[Source code of charts]
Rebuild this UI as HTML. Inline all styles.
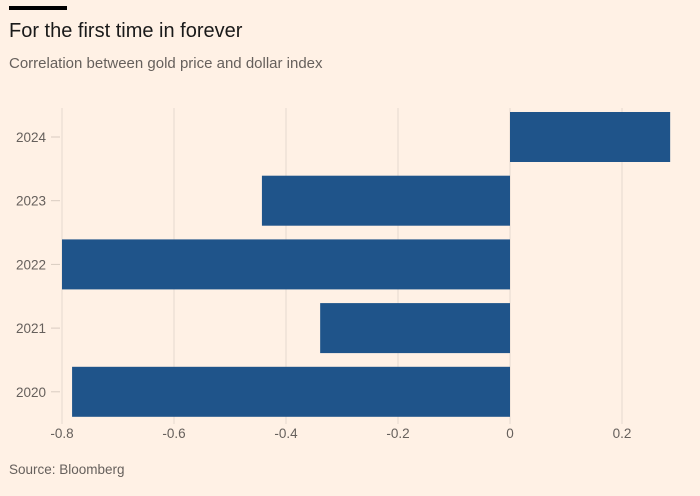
<!DOCTYPE html>
<html><head><meta charset="utf-8"><style>
body{margin:0;background:#fff1e5;font-family:"Liberation Sans",sans-serif}
svg{display:block}
</style></head><body>
<svg width="700" height="496">
<rect width="700" height="496" fill="#fff1e5"/>
<rect x="9" y="6" width="58" height="4" fill="#000"/>
<text x="9" y="37" font-size="20" fill="#1a1a1a">For the first time in forever</text>
<text x="9" y="68" font-size="15" fill="#66605c">Correlation between gold price and dollar index</text>
<g id="grid"></g><g id="bars"></g><g id="axes"></g>
<text x="9" y="474" font-size="13.5" fill="#66605c">Source: Bloomberg</text>
</svg>
<script>
const categories=["2024","2023","2022","2021","2020"];
const values=[0.286,-0.443,-0.8,-0.339,-0.782];
const ticks=[-0.8,-0.6,-0.4,-0.2,0,0.2];
const tickLabels=["-0.8","-0.6","-0.4","-0.2","0","0.2"];
const NS="http://www.w3.org/2000/svg";
const x=v=>510+v*560;
const y0=107,band=63.7;
const y=i=>y0+i*band;
function mk(t,a,p){const e=document.createElementNS(NS,t);for(const k in a)e.setAttribute(k,a[k]);p.appendChild(e);return e;}
const g=document.getElementById('grid'),b=document.getElementById('bars'),ax=document.getElementById('axes');
ticks.forEach((t,i)=>{
 const l=mk('line',{x1:x(t),x2:x(t),y1:108,y2:424,stroke:'#e6d9ce','stroke-width':1},g);
 
 
 const tx=mk('text',{x:x(t),y:438,'font-size':13.5,fill:'#66605c','text-anchor':'middle'},ax);
 tx.textContent=tickLabels[i];
 
 
});
categories.forEach((c,i)=>{
 const v=values[i];
 const r=mk('rect',{x:Math.min(x(0),x(v)),y:y(i)+5,width:Math.abs(x(v)-x(0)),height:50,fill:'#1f548a'},b);
 
 
 const tk=mk('line',{x1:51,x2:60,y1:y(i)+30,y2:y(i)+30,stroke:'#d9ccc1'},ax);
 
 
 const tx=mk('text',{x:46,y:y(i)+35,'font-size':13.5,fill:'#66605c','text-anchor':'end'},ax);
 tx.textContent=c;
 
 
});
</script>
</body></html>
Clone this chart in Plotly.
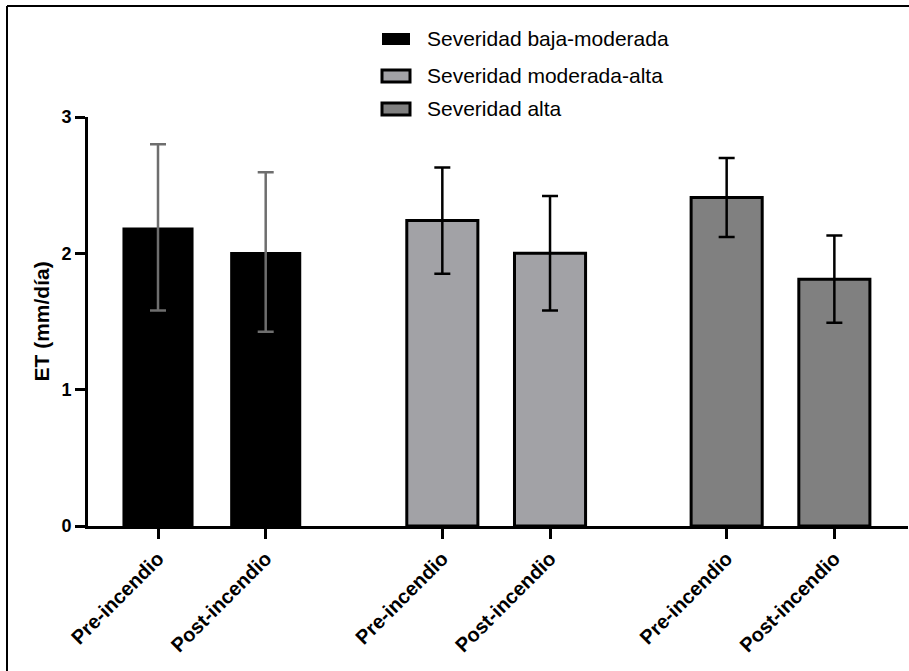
import plotly.graph_objects as go

# ---- data ----
groups = ["Severidad baja-moderada", "Severidad moderada-alta", "Severidad alta"]
periods = ["Pre-incendio", "Post-incendio"]
et_mean = {
    "Severidad baja-moderada": [2.19, 2.01],
    "Severidad moderada-alta": [2.24, 2.00],
    "Severidad alta": [2.41, 1.81],
}
et_sd = {
    "Severidad baja-moderada": [0.61, 0.585],
    "Severidad moderada-alta": [0.39, 0.42],
    "Severidad alta": [0.29, 0.32],
}
y_ticks = [0, 1, 2, 3]

# ---- style ----
fill_colors = ["#000000", "#a2a2a6", "#808080"]
err_colors = ["#6e6e6e", "#000000", "#000000"]
line_w = [0, 3, 3]
GROUP_STEP = 2.64
BAR_W = 0.66
FONT = "Liberation Sans, Arial"

W, H = 909, 671
L, R, T, B = 88, 1, 117, 145
PW = W - L - R
PH = H - T - B


def px_x(px):
    return (px - L) / PW


def px_y(py):
    return (H - B - py) / PH


fig = go.Figure()
tickvals, ticktext = [], []
for gi, g in enumerate(groups):
    xs = [gi * GROUP_STEP + k for k in range(len(periods))]
    tickvals += xs
    ticktext += periods
    fig.add_trace(go.Bar(
        x=xs, y=et_mean[g], name=g, width=BAR_W,
        marker=dict(color=fill_colors[gi],
                    line=dict(color="#000000", width=line_w[gi])),
        error_y=dict(type="data", array=et_sd[g], visible=True,
                     color=err_colors[gi], thickness=2.5, width=8),
        showlegend=False,
    ))

shapes = []
annotations = []
# custom legend
leg_rows = [39, 76, 109]
for gi, g in enumerate(groups):
    cy = leg_rows[gi]
    shapes.append(dict(
        type="rect", xref="paper", yref="paper",
        x0=px_x(382), x1=px_x(410), y0=px_y(cy + 6), y1=px_y(cy - 6),
        fillcolor=fill_colors[gi],
        line=dict(color="#000000", width=3 if gi > 0 else 0),
    ))
    annotations.append(dict(
        text=g, xref="paper", yref="paper", x=px_x(425), y=px_y(cy),
        xanchor="left", yanchor="middle", showarrow=False,
        font=dict(family=FONT, size=21, color="#000000"),
    ))

# y axis title
annotations.append(dict(
    text="ET (mm/día)", xref="paper", yref="paper", x=px_x(41), y=0.5,
    xanchor="center", yanchor="middle", textangle=-90, showarrow=False,
    font=dict(family=FONT, size=21, color="#000000", weight="bold"),
))

# outer frame (left, top)
shapes.append(dict(type="line", xref="paper", yref="paper",
                   x0=px_x(7), x1=px_x(7), y0=px_y(H + 5), y1=px_y(6),
                   line=dict(color="#000000", width=2)))
shapes.append(dict(type="line", xref="paper", yref="paper",
                   x0=px_x(7), x1=px_x(W + 5), y0=px_y(6), y1=px_y(6),
                   line=dict(color="#000000", width=2)))

x_lo = tickvals[0] - (158 - L) / 107.7
x_hi = x_lo + PW / 107.7

fig.update_layout(
    width=W, height=H,
    margin=dict(l=L, r=R, t=T, b=B),
    plot_bgcolor="#ffffff", paper_bgcolor="#ffffff",
    barmode="overlay",
    shapes=shapes, annotations=annotations,
    showlegend=False,
    xaxis=dict(
        range=[x_lo, x_hi], tickmode="array", tickvals=tickvals, ticktext=ticktext,
        tickangle=-45, showgrid=False, zeroline=False,
        showline=True, linecolor="#000000", linewidth=3,
        ticks="outside", ticklen=10, tickwidth=3, tickcolor="#000000",
        tickfont=dict(family=FONT, size=20, color="#000000", weight="bold"),
    ),
    yaxis=dict(
        range=[0, 3], tickmode="array", tickvals=y_ticks,
        showgrid=False, zeroline=False,
        showline=True, linecolor="#000000", linewidth=3,
        ticks="outside", ticklen=10, tickwidth=3, tickcolor="#000000",
        tickfont=dict(family=FONT, size=18, color="#000000", weight="bold"),
    ),
)

fig.write_html("out.html", config={"displayModeBar": False},
               post_script="document.body.style.margin='0px';document.body.style.overflow='hidden';")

OBJECTIVE
Scan the material above for the string "this" and return the lines that hold it.

THE ANSWER
Rebuild this UI as HTML. Inline all styles.
Clone this chart in Plotly.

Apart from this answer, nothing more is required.